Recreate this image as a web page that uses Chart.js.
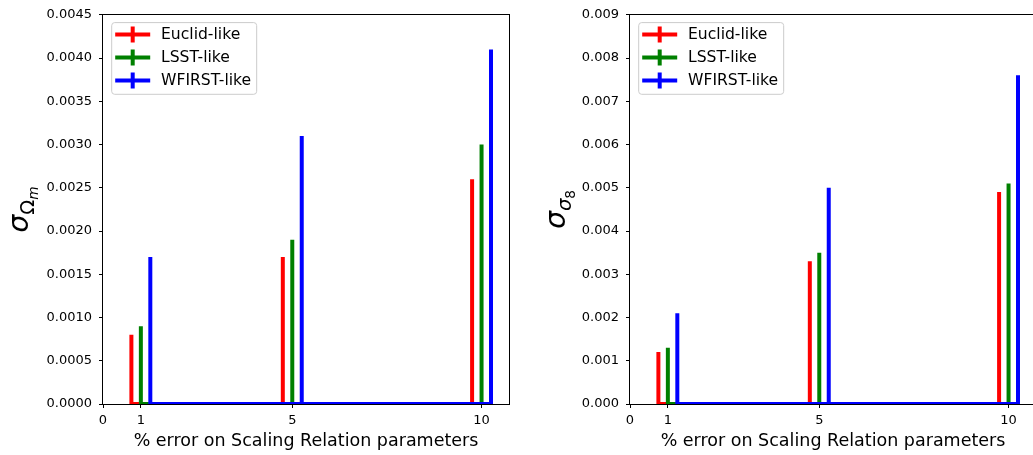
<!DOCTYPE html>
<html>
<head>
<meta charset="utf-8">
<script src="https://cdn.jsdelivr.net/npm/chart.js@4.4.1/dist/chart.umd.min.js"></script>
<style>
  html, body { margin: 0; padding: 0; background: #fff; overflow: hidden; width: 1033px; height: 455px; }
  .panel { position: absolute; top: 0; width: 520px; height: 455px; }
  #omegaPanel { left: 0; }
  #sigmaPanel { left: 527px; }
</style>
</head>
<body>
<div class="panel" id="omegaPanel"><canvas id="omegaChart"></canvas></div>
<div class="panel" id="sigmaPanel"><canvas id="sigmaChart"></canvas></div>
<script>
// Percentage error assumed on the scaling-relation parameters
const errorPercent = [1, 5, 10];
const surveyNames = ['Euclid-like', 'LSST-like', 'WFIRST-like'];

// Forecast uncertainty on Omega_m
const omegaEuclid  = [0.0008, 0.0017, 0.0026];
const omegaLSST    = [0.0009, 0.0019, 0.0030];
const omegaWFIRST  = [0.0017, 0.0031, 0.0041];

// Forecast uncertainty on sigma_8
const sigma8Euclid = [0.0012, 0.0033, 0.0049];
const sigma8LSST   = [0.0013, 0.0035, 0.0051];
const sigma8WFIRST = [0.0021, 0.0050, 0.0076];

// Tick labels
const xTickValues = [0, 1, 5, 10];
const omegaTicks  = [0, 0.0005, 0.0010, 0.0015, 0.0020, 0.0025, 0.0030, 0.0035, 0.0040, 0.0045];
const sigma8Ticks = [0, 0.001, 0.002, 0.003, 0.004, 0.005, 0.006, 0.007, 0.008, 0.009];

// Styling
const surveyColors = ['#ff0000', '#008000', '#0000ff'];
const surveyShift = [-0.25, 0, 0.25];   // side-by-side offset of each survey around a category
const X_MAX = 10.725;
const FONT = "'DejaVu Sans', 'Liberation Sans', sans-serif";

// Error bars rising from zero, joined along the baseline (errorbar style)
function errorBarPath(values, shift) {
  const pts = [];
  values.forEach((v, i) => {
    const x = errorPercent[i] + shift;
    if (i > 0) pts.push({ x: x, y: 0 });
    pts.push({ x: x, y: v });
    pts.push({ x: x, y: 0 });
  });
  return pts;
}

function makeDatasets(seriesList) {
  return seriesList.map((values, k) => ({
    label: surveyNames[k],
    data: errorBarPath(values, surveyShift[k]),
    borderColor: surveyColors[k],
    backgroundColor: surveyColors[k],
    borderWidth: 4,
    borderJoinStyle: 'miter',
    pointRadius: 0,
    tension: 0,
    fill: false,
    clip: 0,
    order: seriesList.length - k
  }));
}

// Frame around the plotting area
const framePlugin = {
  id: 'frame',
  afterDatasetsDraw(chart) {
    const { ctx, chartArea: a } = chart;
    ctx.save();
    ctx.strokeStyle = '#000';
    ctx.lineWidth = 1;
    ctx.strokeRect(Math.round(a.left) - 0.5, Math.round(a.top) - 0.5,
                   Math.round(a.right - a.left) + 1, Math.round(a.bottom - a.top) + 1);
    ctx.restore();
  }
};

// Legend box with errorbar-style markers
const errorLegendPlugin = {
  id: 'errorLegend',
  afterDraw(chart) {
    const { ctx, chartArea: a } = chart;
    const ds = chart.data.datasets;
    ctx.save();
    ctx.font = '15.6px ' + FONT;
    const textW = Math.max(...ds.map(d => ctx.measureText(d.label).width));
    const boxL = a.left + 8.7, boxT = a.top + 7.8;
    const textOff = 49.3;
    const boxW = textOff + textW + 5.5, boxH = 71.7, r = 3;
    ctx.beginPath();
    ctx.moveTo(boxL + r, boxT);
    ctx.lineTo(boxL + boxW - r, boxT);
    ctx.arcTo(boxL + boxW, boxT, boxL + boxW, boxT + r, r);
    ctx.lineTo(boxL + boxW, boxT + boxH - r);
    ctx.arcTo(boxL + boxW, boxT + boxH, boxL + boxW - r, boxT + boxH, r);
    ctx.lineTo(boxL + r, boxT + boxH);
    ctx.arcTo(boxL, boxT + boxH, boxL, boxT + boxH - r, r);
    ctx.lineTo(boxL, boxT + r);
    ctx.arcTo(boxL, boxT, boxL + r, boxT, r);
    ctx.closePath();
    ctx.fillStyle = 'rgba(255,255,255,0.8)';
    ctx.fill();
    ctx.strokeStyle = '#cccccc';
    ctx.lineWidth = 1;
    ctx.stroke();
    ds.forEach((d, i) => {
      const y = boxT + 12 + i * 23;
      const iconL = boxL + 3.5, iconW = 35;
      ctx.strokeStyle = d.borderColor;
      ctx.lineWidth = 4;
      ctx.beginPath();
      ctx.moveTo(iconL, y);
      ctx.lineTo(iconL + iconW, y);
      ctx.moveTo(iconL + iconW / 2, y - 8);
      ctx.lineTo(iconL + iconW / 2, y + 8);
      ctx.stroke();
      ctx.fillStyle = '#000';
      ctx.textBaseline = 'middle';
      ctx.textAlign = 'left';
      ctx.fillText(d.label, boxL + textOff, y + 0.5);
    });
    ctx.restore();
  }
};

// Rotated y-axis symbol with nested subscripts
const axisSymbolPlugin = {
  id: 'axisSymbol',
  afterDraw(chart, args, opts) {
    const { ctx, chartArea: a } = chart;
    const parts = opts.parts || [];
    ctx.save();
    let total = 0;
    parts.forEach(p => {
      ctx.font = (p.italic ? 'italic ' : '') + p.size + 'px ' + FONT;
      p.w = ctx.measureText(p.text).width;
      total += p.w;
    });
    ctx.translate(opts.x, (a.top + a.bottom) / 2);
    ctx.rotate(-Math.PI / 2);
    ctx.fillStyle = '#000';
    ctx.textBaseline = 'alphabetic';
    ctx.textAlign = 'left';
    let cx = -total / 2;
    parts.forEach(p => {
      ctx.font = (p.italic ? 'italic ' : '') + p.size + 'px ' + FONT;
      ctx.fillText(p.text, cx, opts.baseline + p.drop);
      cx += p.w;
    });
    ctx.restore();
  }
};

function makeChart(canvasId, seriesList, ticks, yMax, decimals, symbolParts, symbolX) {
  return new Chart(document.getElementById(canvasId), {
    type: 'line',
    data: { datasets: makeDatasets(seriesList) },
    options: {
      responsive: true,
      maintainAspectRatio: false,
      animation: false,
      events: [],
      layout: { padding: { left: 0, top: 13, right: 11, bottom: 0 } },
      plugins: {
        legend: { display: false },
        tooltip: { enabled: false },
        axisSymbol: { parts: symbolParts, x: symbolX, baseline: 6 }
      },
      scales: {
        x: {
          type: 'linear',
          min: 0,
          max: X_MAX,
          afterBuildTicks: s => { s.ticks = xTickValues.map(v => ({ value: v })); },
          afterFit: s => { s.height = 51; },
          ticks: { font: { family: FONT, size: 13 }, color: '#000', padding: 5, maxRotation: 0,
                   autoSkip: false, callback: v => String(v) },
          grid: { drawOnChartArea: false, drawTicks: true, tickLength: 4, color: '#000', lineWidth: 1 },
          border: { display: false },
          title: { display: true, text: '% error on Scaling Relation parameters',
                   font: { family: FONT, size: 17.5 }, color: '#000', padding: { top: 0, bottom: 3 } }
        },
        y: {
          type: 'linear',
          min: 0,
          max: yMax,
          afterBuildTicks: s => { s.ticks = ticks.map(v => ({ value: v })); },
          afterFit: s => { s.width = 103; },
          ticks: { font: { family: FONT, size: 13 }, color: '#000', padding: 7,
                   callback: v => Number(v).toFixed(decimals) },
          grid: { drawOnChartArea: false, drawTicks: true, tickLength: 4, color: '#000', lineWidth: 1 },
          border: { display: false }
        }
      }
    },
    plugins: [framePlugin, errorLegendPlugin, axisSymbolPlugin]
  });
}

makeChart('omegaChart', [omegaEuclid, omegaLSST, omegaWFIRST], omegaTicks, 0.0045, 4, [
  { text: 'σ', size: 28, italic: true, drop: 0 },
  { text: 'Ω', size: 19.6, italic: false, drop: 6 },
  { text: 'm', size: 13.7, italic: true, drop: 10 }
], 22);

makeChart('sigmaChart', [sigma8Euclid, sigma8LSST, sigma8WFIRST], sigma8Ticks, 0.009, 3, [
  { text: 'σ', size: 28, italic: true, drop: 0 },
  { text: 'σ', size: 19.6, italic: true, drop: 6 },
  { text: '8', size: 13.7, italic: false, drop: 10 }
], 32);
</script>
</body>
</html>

:::

Aim of the task => Emit the lines of the material exactly, from its first line to the line containing "[0.0017, 0.0031, 0.0041];", inclusive; leave every picture out.

Exercise solution =>
Recreate this image as a web page that uses Chart.js.
<!DOCTYPE html>
<html>
<head>
<meta charset="utf-8">
<script src="https://cdn.jsdelivr.net/npm/chart.js@4.4.1/dist/chart.umd.min.js"></script>
<style>
  html, body { margin: 0; padding: 0; background: #fff; overflow: hidden; width: 1033px; height: 455px; }
  .panel { position: absolute; top: 0; width: 520px; height: 455px; }
  #omegaPanel { left: 0; }
  #sigmaPanel { left: 527px; }
</style>
</head>
<body>
<div class="panel" id="omegaPanel"><canvas id="omegaChart"></canvas></div>
<div class="panel" id="sigmaPanel"><canvas id="sigmaChart"></canvas></div>
<script>
// Percentage error assumed on the scaling-relation parameters
const errorPercent = [1, 5, 10];
const surveyNames = ['Euclid-like', 'LSST-like', 'WFIRST-like'];

// Forecast uncertainty on Omega_m
const omegaEuclid  = [0.0008, 0.0017, 0.0026];
const omegaLSST    = [0.0009, 0.0019, 0.0030];
const omegaWFIRST  = [0.0017, 0.0031, 0.0041];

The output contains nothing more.